Talk scikits.learn, machine learning in Python

Presented by Fabian Pedregosa in Advanced tutorial track 2010 in room Dussane
Abstract

scikits.learn, machine learning in Python

Introduction

scikits.learn is a Python module integrating classical machine learning algorithms, providing simple and efficient solutions to various learning problems that are accessible to everybody and reusable in various contexts.

This module is mainly written in Python and makes extensive use of the NumPy/SciPy API for its numerical computations. Cython is also used to bind legacy C code and to speed up critical algorithms.

The project was started in 2007 by David Cournepau, and since has had various maintainers and dozens of contributions. In recent months there has been a renewed interest in this project, with a major project redesign and new contributions.

Overview

In this talk we present an overview of the classical machine learning problems (handwriting recognition, image denoising, clustering, etc.) and how this has crafted a pragmatic API to responds to common user cases. We present some concrete examples, and show how to solve them using scikits.learn.

Some machine learning problems (classification, regression) have robust algorithms implemented in scikits.learn, while others (most notably unsuppervised problems) are still much a work in progress. We give a brief overview of the algorithms implemented and the planned roadmap for one year.

Challenges

Machine learning algorithms presents several challenges. First of, as happens with most Python scientific packages, a pure Python module would not meed our speed requirements, so some parts must be coded in C . In our way, we faced some problems: portability, interfacing legacy C code and linking to optimized BLAS/LAPACK, to mention a few.
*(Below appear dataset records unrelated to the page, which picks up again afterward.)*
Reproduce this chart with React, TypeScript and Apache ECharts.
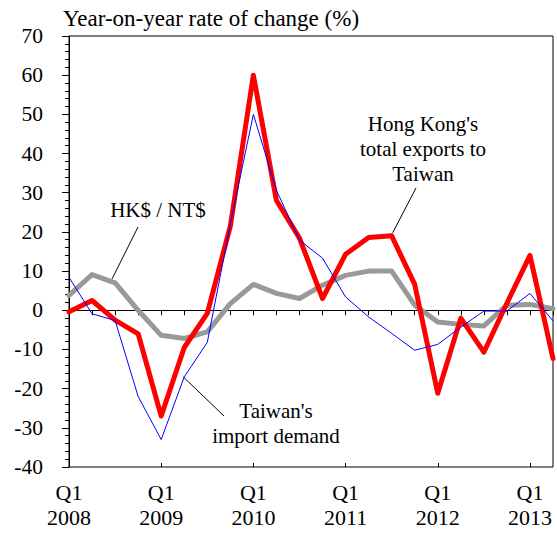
import React, { useEffect, useRef } from "react";
import * as echarts from "echarts";

const categories = [
  "Q1 2008", "Q2 2008", "Q3 2008", "Q4 2008",
  "Q1 2009", "Q2 2009", "Q3 2009", "Q4 2009",
  "Q1 2010", "Q2 2010", "Q3 2010", "Q4 2010",
  "Q1 2011", "Q2 2011", "Q3 2011", "Q4 2011",
  "Q1 2012", "Q2 2012", "Q3 2012", "Q4 2012",
  "Q1 2013", "Q2 2013",
];
const hkExportsToTaiwan = [-0.4, 2.5, -2.5, -6, -27, -9.5, -0.8, 21.5, 60, 28, 18.4, 3, 14.3, 18.6, 19, 6.6, -21.2, -2, -10.7, 1.8, 14, -12.3];
const taiwanImportDemand = [8.4, -0.9, -2.6, -22, -33, -17, -8.2, 22, 50, 30.6, 17.9, 13.3, 3.4, -1.7, -5.9, -10.2, -8.7, -4.3, -0.2, -0.2, 4.3, -2.7];
const hkdPerNtd = [3.8, 9.1, 7, 0, -6.4, -7.2, -5.5, 1.7, 6.6, 4.3, 3, 6.4, 8.9, 10, 10, 1.3, -3, -3.6, -4, 1.3, 1.5, 0.4];

const yMin = -40;
const yMax = 70;
const yStep = 10;

const FONT = "Liberation Serif";

export default function App() {
  const ref = useRef<HTMLDivElement>(null);
  useEffect(() => {
    if (!ref.current) return;
    document.body.style.margin = "0";
    const chart = echarts.init(ref.current, undefined, { renderer: "svg" });
    chart.setOption({
      animation: false,
      backgroundColor: "#fff",
      title: {
        text: "Year-on-year rate of change (%)",
        left: 63,
        top: 7,
        padding: 0,
        textStyle: { fontFamily: FONT, fontSize: 23, fontWeight: "normal", color: "#000" },
      },
      grid: {
        left: 69,
        right: 4,
        top: 36,
        bottom: 67,
        show: true,
        borderColor: "#000",
        borderWidth: 1,
        backgroundColor: "transparent",
      },
      xAxis: [
        {
          type: "category",
          data: categories,
          boundaryGap: false,
          axisLine: { lineStyle: { color: "#000", width: 1 } },
          axisTick: { show: true, interval: 0, length: 5, inside: false, lineStyle: { color: "#000" } },
          axisLabel: {
            fontFamily: FONT,
            fontSize: 22,
            color: "#000",
            interval: 3,
            margin: 13,
            lineHeight: 25,
            formatter: (v: string) => {
              const [q, y] = v.split(" ");
              return q + "\n" + y;
            },
          },
          splitLine: { show: false },
        },
        {
          type: "category",
          data: categories,
          boundaryGap: false,
          position: "bottom",
          axisLine: { show: false },
          axisTick: { show: true, interval: 3, length: 4, inside: true, lineStyle: { color: "#000" } },
          axisLabel: { show: false },
          splitLine: { show: false },
        },
      ],
      yAxis: {
        type: "value",
        min: yMin,
        max: yMax,
        interval: yStep,
        axisLine: { show: true, lineStyle: { color: "#000", width: 1 } },
        axisTick: { show: true, length: 7, lineStyle: { color: "#000" } },
        minorTick: { show: true, splitNumber: 5, length: 4, lineStyle: { color: "#000" } },
        axisLabel: { fontFamily: FONT, fontSize: 21.5, color: "#000", margin: 26 },
        splitLine: { show: false },
      },
      series: [
        {
          name: "HK$ / NT$",
          type: "line",
          data: hkdPerNtd,
          symbol: "none",
          lineStyle: { color: "#999999", width: 5, join: "round", cap: "round" },
          z: 2,
          markLine: {
            silent: true,
            symbol: "none",
            label: { show: false },
            lineStyle: { color: "#000", width: 1, type: "solid" },
            data: [{ yAxis: 0 }],
            z: 1,
          },
        },
        {
          name: "Hong Kong's total exports to Taiwan",
          type: "line",
          data: hkExportsToTaiwan,
          symbol: "none",
          lineStyle: { color: "#ff0000", width: 5, join: "round", cap: "round" },
          z: 3,
        },
        {
          name: "Taiwan's import demand",
          type: "line",
          data: taiwanImportDemand,
          symbol: "none",
          lineStyle: { color: "#0000ff", width: 1 },
          z: 4,
        },
      ],
    });

    const px = (i: number, v: number) => chart.convertToPixel({ gridIndex: 0 }, [i, v]) as number[];
    const red = px(14, hkExportsToTaiwan[14]);
    const gray = px(2, hkdPerNtd[2]);
    const blue = px(5, taiwanImportDemand[5]);
    const annStyle = { fontFamily: FONT, fontSize: 21, fill: "#000", align: "center", verticalAlign: "middle", lineHeight: 25 };
    chart.setOption({
      graphic: [
        { type: "text", x: 423, y: 149, style: { ...annStyle, text: "Hong Kong's\ntotal exports to\nTaiwan" } },
        { type: "line", shape: { x1: 416, y1: 188, x2: red[0] + 1, y2: red[1] - 3 }, style: { stroke: "#000", lineWidth: 1 } },
        { type: "text", x: 158, y: 210, style: { ...annStyle, text: "HK$ / NT$" } },
        { type: "line", shape: { x1: 138, y1: 227, x2: gray[0] - 3, y2: gray[1] - 4 }, style: { stroke: "#000", lineWidth: 1 } },
        { type: "text", x: 276, y: 423, style: { ...annStyle, text: "Taiwan's\nimport demand" } },
        { type: "line", shape: { x1: blue[0] - 1, y1: blue[1], x2: 224, y2: 416 }, style: { stroke: "#000", lineWidth: 1 } },
      ],
    });
    return () => chart.dispose();
  }, []);
  return <div ref={ref} style={{ width: 557, height: 534 }} />;
}
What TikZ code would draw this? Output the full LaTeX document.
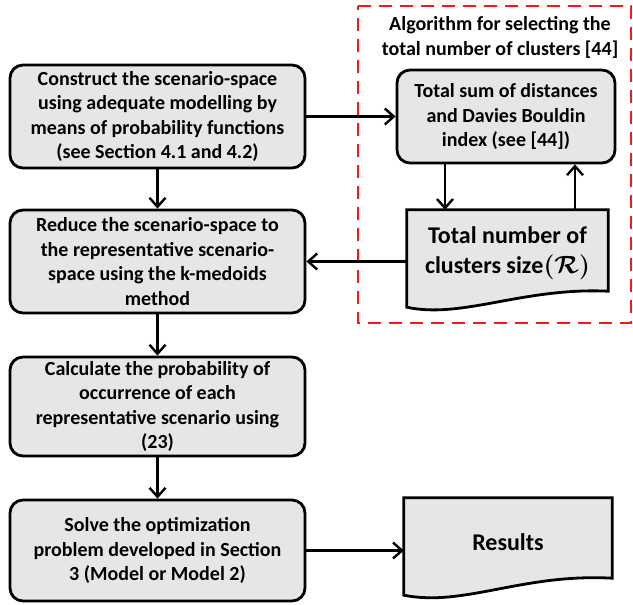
\documentclass[tikz,border=0pt]{standalone}
\usepackage{amsmath}
\usepackage{bm}
\usepackage{fontspec}
\setmainfont{Carlito}[BoldFont={Carlito Bold}]
\usetikzlibrary{arrows.meta,calc}
\definecolor{boxfill}{HTML}{E6E6E6}
\definecolor{dashred}{HTML}{EE1C1C}
\begin{document}
\begin{tikzpicture}[x=1pt,y=-1pt,
  proc/.style={draw=black,line width=2.8pt,fill=boxfill,rounded corners=13pt,
    minimum width=295pt,minimum height=103pt,align=center,inner sep=0pt,
    font=\fontsize{20}{24.5}\selectfont\bfseries},
  tsbox/.style={proc,minimum width=218pt,minimum height=93pt},
  docnode/.style={inner sep=0pt,align=center},
  docshape/.style={draw=black,line width=2.8pt,fill=boxfill,line join=miter},
  arr/.style={line width=2.8pt,-{Straight Barb[length=9pt,width=16pt,line width=2.4pt]}}
]
\useasboundingbox (0,0) rectangle (633,605);
% dashed region
\draw[dashred,line width=2.8pt,dash pattern=on 13pt off 8pt] (358,6) -- (631,6) -- (631,323) -- (358,323) -- cycle;
\node[docnode,font=\fontsize{20}{25}\selectfont\bfseries] (title) at (500,37) {Algorithm for selecting the\\total number of clusters [44]};

% main boxes
\node[proc] (b1) at (157.5,116.5) {Construct the scenario-space\\using adequate modelling by\\means of probability functions\\(see Section 4.1 and 4.2)};
\node[proc] (b2) at (157.5,261.5) {Reduce the scenario-space to\\the representative scenario-\\space using the k-medoids\\method};
\node[proc,minimum height=99pt] (b3) at (157.5,406.5) {Calculate the probability of\\occurrence of each\\representative scenario using\\(23)};
\node[proc,minimum height=101pt] (b4) at (157.5,550.5) {Solve the optimization\\problem developed in Section\\3 (Model or Model 2)};
\node[tsbox] (ts) at (506,116.5) {Total sum of distances\\and Davies Bouldin\\index (see [44])};

% document: clusters
\node[docnode,minimum width=201pt,minimum height=81pt] (cl) at (507.5,250.5) {};
\draw[docshape] (cl.north west) -- (cl.north east) -- (cl.south east)
  .. controls +(-85,-4) and +(55,12) .. ($(cl.south west)+(0,16)$) -- cycle;
\node[docnode,font=\fontsize{24}{29.5}\selectfont\bfseries] (cltext) at (507.5,253) {Total number of\\clusters $\bm{\mathrm{size}(\mathcal{R})}$};

% document: results
\node[docnode,minimum width=208pt,minimum height=80pt] (res) at (508,538) {};
\draw[docshape] (res.north west) -- (res.north east) -- (res.south east)
  .. controls +(-90,-5) and +(60,12) .. ($(res.south west)+(0,17)$) -- cycle;
\node[docnode,font=\fontsize{24}{28}\selectfont\bfseries] (restext) at (508,542) {Results};

% connectors
\draw[arr] (b1) -- (b2);
\draw[arr] (b2) -- (b3);
\draw[arr] (b3) -- (b4);
\draw[arr] (b4.east) -- (b4.east -| res.west);
\draw[arr] (b1.east) -- (ts.west);
\draw[arr] (b2.east -| cl.west) -- (b2.east);
\draw[arr] (ts.south -| 445,0) -- (cl.north -| 445,0);
\draw[arr] (cl.north -| 575,0) -- (ts.south -| 575,0);
\end{tikzpicture}
\end{document}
Also, the input data is often of sparse nature, thus sparse models must be used, which enforces the algorithms to work both in the case of sparse and dense models.

Other times, the calculations are so heavy that high-level pararellization is needed, forcing us to to blend well with python parellelization modules, notably Paralell Python . In such cases, special case must be taken when writing modules and interfacing C code.

We comment our solutions as well as an overview of current trends: mixing paralellization strategies (OpenMP and Paralell Python), cross-compilation and Cython optimization.

Other packages

However, scikits.learn is not the only package for machine learning in Python, so we present briefly similar python software, and compare them feature and speed wise with our package.